Mr. Gandhi said India today had the largest diaspora of any country in the world, with more than 16 million people of Indian origin living abroad.
"The countries of the Gulf region are among India’s most important trading partners. The largest numbers of Indian expats live here. India is also the largest remittance-receiving country in the world. You send almost $70 billion, that is, 3.5% of India’s GDP.
"You are responsible for creating massive wealth globally and for giving back more than three times your fair share to India each year. Here in the Gulf, NRIs send back more than half of the remittances that India gets from around the world.
"Many of you and your ancestors came to these foreign lands with nothing but dreams.

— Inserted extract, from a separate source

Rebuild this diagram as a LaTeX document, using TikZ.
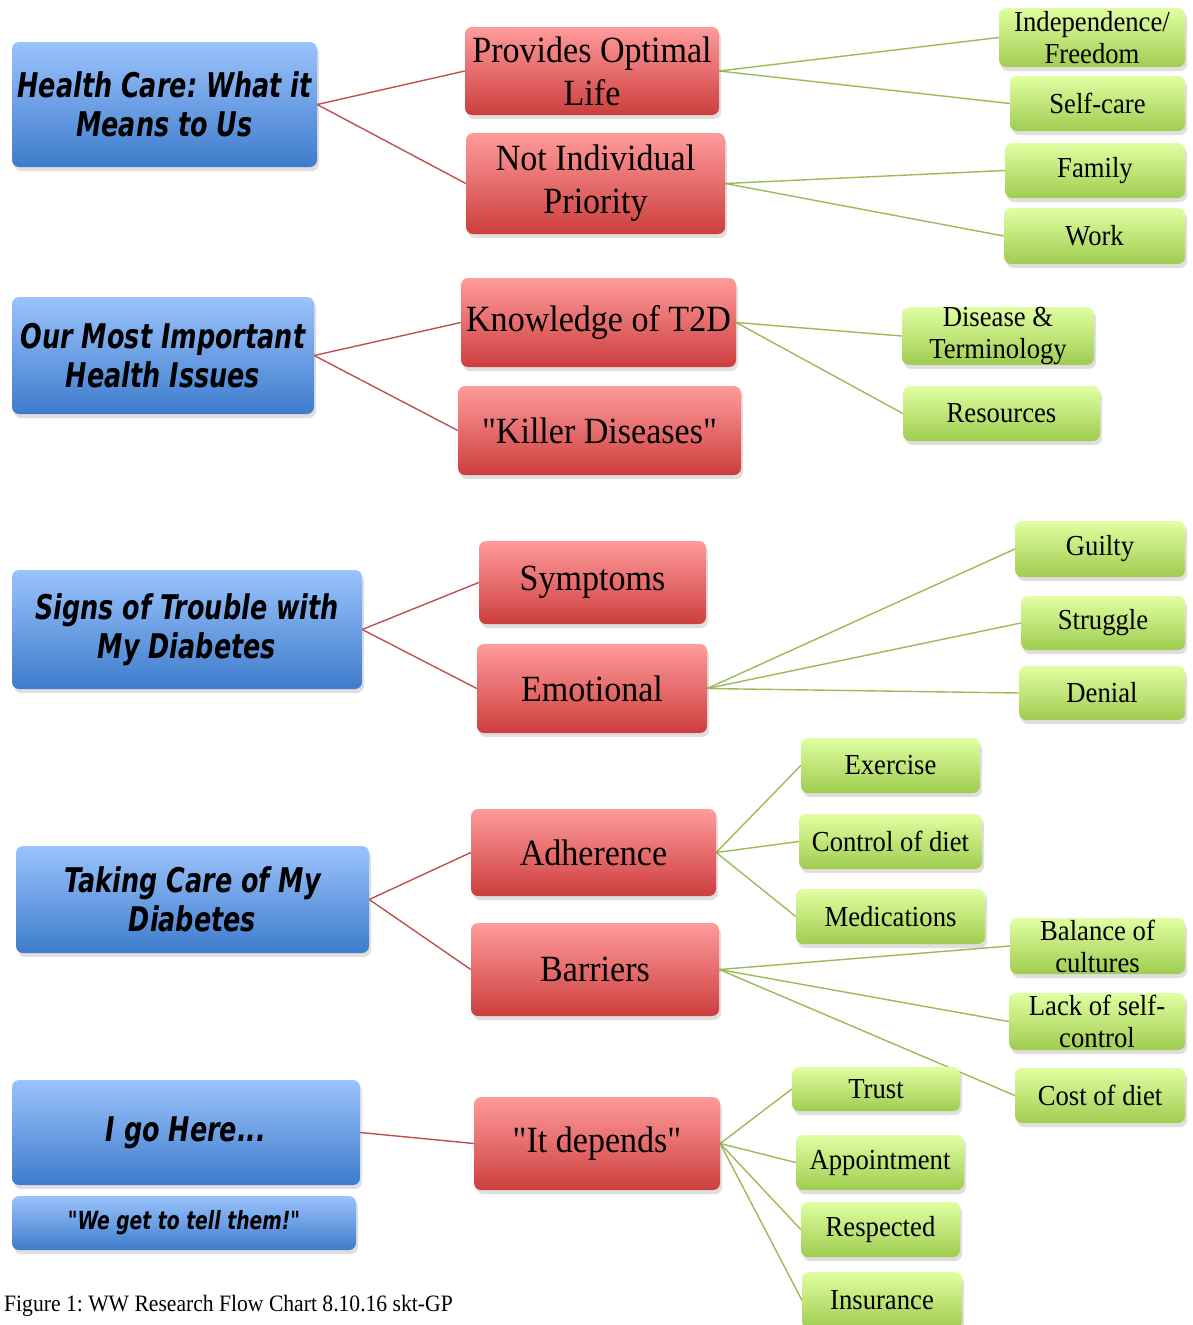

You came empty handed. And out of those dreams you have built entire nations. All of you in this room are proof that India can bridge any gap that is put before it. And no global vision for India can be built without you. It is impossible, let me state from this stage, that it is impossible to build a global vision for India in the 21st century without our brothers and sisters who live abroad. 
"Together, we must steer India back to its original strengths. We need to make India the centrepiece of ahimsa, of non violence, of compassion. We need to bring our conversation back from violence and hatred to one of progress, jobs and love between our people. And we cannot do that at home without our largest skill base on the planet – all you people in this room.
"I have not come here to tell you anything really. No. I’ve come here to ask for your help. I’ve come here to ask you for your skills, for your guidance, and for your understanding. We need you to help us fight these forces of anger and hatred. We need you just as we needed you and our ancestors needed you in 1947 to protect the idea of India that we so dearly love and cherish," he added.